My junior year was one of enlightenment. I began to understand
where my identity lay and how to change it to reflect Christ and nothing more.
But as with most things, old habits die hard. And lately I have found myself
once again confused about who I am.
I have been inside the “bubble” for practically my whole
life. Until last January that is. For those who don’t know what the bubble is
let me put it this way, I was home-schooled my whole life, spent most of time
growing up either at church or at the ministry where my parents worked, in high
school all my friends were friends from church, and then I went to a very
small, somewhat conservative, Christian college – the bubble. In the bubble I
flourished – I always knew the right thing to say, the right way to act, the
perfect way to put some else down (in a “godly” way mind you), the right way to
elevate myself without coming across as arrogant. In short, I knew how to play
the game and I played it pretty darn well!
But then, I left the bubble. And all of sudden the game was
completely changed. I tried quickly to adapt to the new game but it was so
counter-cultural to the one that I grew up playing that I gave up. I figured if
you can’t beat them – join them. And within a matter of weeks I became a
totally different person. The way I acted at work, the things that came out my
mouth were so opposite of how I was raised or how I had behaved for my whole
life.
Someone at church once said to me, “What a great ministry
you must have at your work!” and as I nodded my head I thought dismally, “If
you only knew how I acted at work.” Because
the fact was that as soon as I set foot into my work place, I left behind
everything that would show someone I was Christ follower. I even delayed adding
my co-workers on Facebook because I didn't want them to have to see my
“Christian” status’ in fear that maybe they wouldn't want to be friends with me
anymore. But the thought of disappointing everyone who thought of me as the
good little Christian girl, pushed me to continue adding thoughtful spiritual
posts.
I realize now that I am chameleon. I am a chameleon because
of my insecurities. I have always been insecure in who I am. I realize that I
have a powerful personality and because of that there are times when it makes
me unpopular. I was a very awkward child and never felt like I fit in anywhere.
Even among my best friends I always was unsure if they really liked me or not. As
well, I have always been very insecure with my looks. Struggling with my
weight, acne, and stick-straight hair since high school have always weighed
heavily on my mind. I never liked to show it and always put an ultra-confident
face on even though most of the time I wasn't.
So I am a chameleon, while in the bubble I blended in there
and while in the world, I blended in there as well.

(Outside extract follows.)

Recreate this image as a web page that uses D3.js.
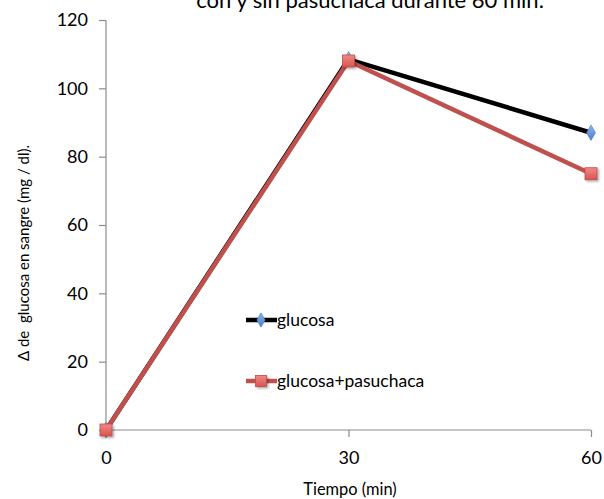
<!DOCTYPE html>
<html>
<head>
<meta charset="utf-8">
<script src="https://cdn.jsdelivr.net/npm/d3@7"></script>
<style>
  html, body { margin: 0; padding: 0; background: #fff; }
  svg text { font-family: Lato, "Open Sans", sans-serif; fill: #000; }
</style>
</head>
<body>
<svg id="chart" width="604" height="499"></svg>
<script>
// Blood glucose change over time, with and without pasuchaca
const times = [0, 30, 60];
const glucosa = [0, 108.5, 87];
const glucosaPasuchaca = [0, 108, 75];
const yTicks = [0, 20, 40, 60, 80, 100, 120];
const xTicks = [0, 30, 60];
const seriesNames = ["glucosa", "glucosa+pasuchaca"];
const titleText = "con y sin pasuchaca durante 60 min.";
const xTitle = "Tiempo (min)";
const yTitle = "\u0394 de  glucosa en sangre (mg / dl).";

const svg = d3.select("#chart");

const x = d3.scaleLinear().domain([0, 60]).range([106, 591]);
const y = d3.scaleLinear().domain([0, 120]).range([430, 20]);

// axes
const axisColor = "#8c8c8c";
const yAxis = svg.append("g").attr("transform", `translate(${x(0)},0)`)
  .call(d3.axisLeft(y).tickValues(yTicks).tickSize(7).tickPadding(11));
const xAxis = svg.append("g").attr("transform", `translate(0,${y(0)})`)
  .call(d3.axisBottom(x).tickValues(xTicks).tickSize(7).tickPadding(14));
[yAxis, xAxis].forEach(g => {
  g.select(".domain").attr("stroke", axisColor).attr("stroke-width", 1.2);
  g.selectAll(".tick line").attr("stroke", axisColor).attr("stroke-width", 1.2);
  g.selectAll(".tick text").style("font-size", "18px").attr("fill", "#000");
});
xAxis.select(".domain").attr("d", `M${x(0)},0H${x(60)}`);
yAxis.select(".domain").attr("d", `M0,${y(0)}V${y(120)}`);

// titles
svg.append("text").attr("x", 370).attr("y", 8).attr("text-anchor", "middle")
  .style("font-size", "22px").text(titleText);
svg.append("text").attr("x", 350).attr("y", 495).attr("text-anchor", "middle")
  .style("font-size", "16.4px").text(xTitle);
svg.append("text").attr("transform", "translate(29,253) rotate(-90)")
  .attr("text-anchor", "middle").style("font-size", "15px").style("white-space", "pre")
  .text(yTitle);

// series
const line = d3.line().x(d => x(d[0])).y(d => y(d[1]));
const ptsG = times.map((t, i) => [t, glucosa[i]]);
const ptsP = times.map((t, i) => [t, glucosaPasuchaca[i]]);

const defs = svg.append("defs");
const gradR = defs.append("linearGradient").attr("id", "sqFill").attr("x1", 0).attr("y1", 0).attr("x2", 0).attr("y2", 1);
gradR.append("stop").attr("offset", "0%").attr("stop-color", "#f08a87");
gradR.append("stop").attr("offset", "100%").attr("stop-color", "#d9534f");
const gradB = defs.append("linearGradient").attr("id", "dmFill").attr("x1", 0).attr("y1", 0).attr("x2", 0).attr("y2", 1);
gradB.append("stop").attr("offset", "0%").attr("stop-color", "#8fb4ec");
gradB.append("stop").attr("offset", "100%").attr("stop-color", "#4a7fd0");
const shadow = defs.append("filter").attr("id", "shadow").attr("x", "-50%").attr("y", "-50%").attr("width", "200%").attr("height", "200%");
shadow.append("feDropShadow").attr("dx", 1.5).attr("dy", 1.5).attr("stdDeviation", 1.2).attr("flood-color", "#000").attr("flood-opacity", 0.35);

svg.append("path").datum(ptsG).attr("d", line)
  .attr("fill", "none").attr("stroke", "#000").attr("stroke-width", 4.5).attr("stroke-linejoin", "round");
svg.selectAll(".dm").data(ptsG).join("path").attr("class", "dm")
  .attr("d", d3.symbol(d3.symbolDiamond, 70))
  .attr("transform", d => `translate(${x(d[0])},${y(d[1])})`)
  .attr("fill", "url(#dmFill)").attr("stroke", "#4a7ebb").attr("stroke-width", 0.6);

svg.append("path").datum(ptsP).attr("d", line)
  .attr("fill", "none").attr("stroke", "#c0504d").attr("stroke-width", 4.5).attr("stroke-linejoin", "round");
svg.selectAll(".sq").data(ptsP).join("rect").attr("class", "sq")
  .attr("x", d => x(d[0]) - 6).attr("y", d => y(d[1]) - 6)
  .attr("width", 12).attr("height", 12)
  .attr("fill", "url(#sqFill)").attr("stroke", "#be4b48").attr("stroke-width", 0.8)
  .attr("filter", "url(#shadow)");

// legend
const legend = [
  { name: seriesNames[0], y: 320, color: "#000", marker: "diamond" },
  { name: seriesNames[1], y: 381, color: "#c0504d", marker: "square" }
];
legend.forEach(l => {
  svg.append("line").attr("x1", 246).attr("x2", 277).attr("y1", l.y).attr("y2", l.y)
    .attr("stroke", l.color).attr("stroke-width", 4.5);
  if (l.marker === "diamond") {
    svg.append("path").attr("d", d3.symbol(d3.symbolDiamond, 60))
      .attr("transform", `translate(261,${l.y})`)
      .attr("fill", "url(#dmFill)").attr("stroke", "#4a7ebb").attr("stroke-width", 0.6);
  } else {
    svg.append("rect").attr("x", 255.5).attr("y", l.y - 5.5).attr("width", 11).attr("height", 11)
      .attr("fill", "url(#sqFill)").attr("stroke", "#be4b48").attr("stroke-width", 0.8)
      .attr("filter", "url(#shadow)");
  }
  svg.append("text").attr("x", 277).attr("y", l.y + 6).style("font-size", "17.5px").text(l.name);
});
</script>
</body>
</html>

The problem is I that while
I was so busy being a chameleon in the Christian bubble something happened, I
actually began to fall in love with God. It got to the point where I didn't do
things just to impress people but because I actually wanted to serve God.
Unfortunately though, I was still a chameleon so as soon as my surrounding
changed so did I. but it was hard. I didn't want to change. I tried justifying
my change as “I don’t want to be one of those Christians who’s so stuck up that
no one wants to be around them” but really all this did was justify my sin. But
I’m sick of it.
I don’t want to be a chameleon anymore. I want to live for Christ. Not because it is
the cool thing to do among my Christian friends but because I love Him. Nor do
I want to be the girl who seems unapproachable to her co-workers because she is
so high on her horse. But I do want them to see Christ. I want them to see
Christ in how I love others and talk kindly about people. How I am there for
them and will listen to there problems and never judge them yet without
condoning their sin. I don’t want to be afraid for them to see my “spiritual”
posts and neither do I want to make such posts just for the sake of gaining
brownie points with the other bubble people.
So I am done. Done with being camouflaged to my
surroundings. I am done with being afraid. I am ready to live in the light and
be secure in who Christ made me to be and who I am in him. So I’m writing this post to the people who
know me from inside the bubble and those who know me from outside. I want those
inside to know that I am not perfect (which you may have already guessed) and I’m
sorry that I have not always been authentic with you. I am completely flawed and
broken but through Christ I am being reconciled and renewed. And for those who
I know from outside the bubble – this is who I really am. A follower of Christ.
I love him and I want my life to be a testament of his love and mercy to all. And to you I apologize that I haven't been a better example of Christ to you.
I
don’t want to be afraid anymore. This is who I am: an imperfect, broken, sinner
being sanctified by a loving savior.
My goal now is to live for Christ and Christ alone.
"I have been crucified with Christ. It is no longer I who live, but Christ who lives in me. And the life I now live in the flesh I live by faith in the Son of God, who loved me and gave himself for me."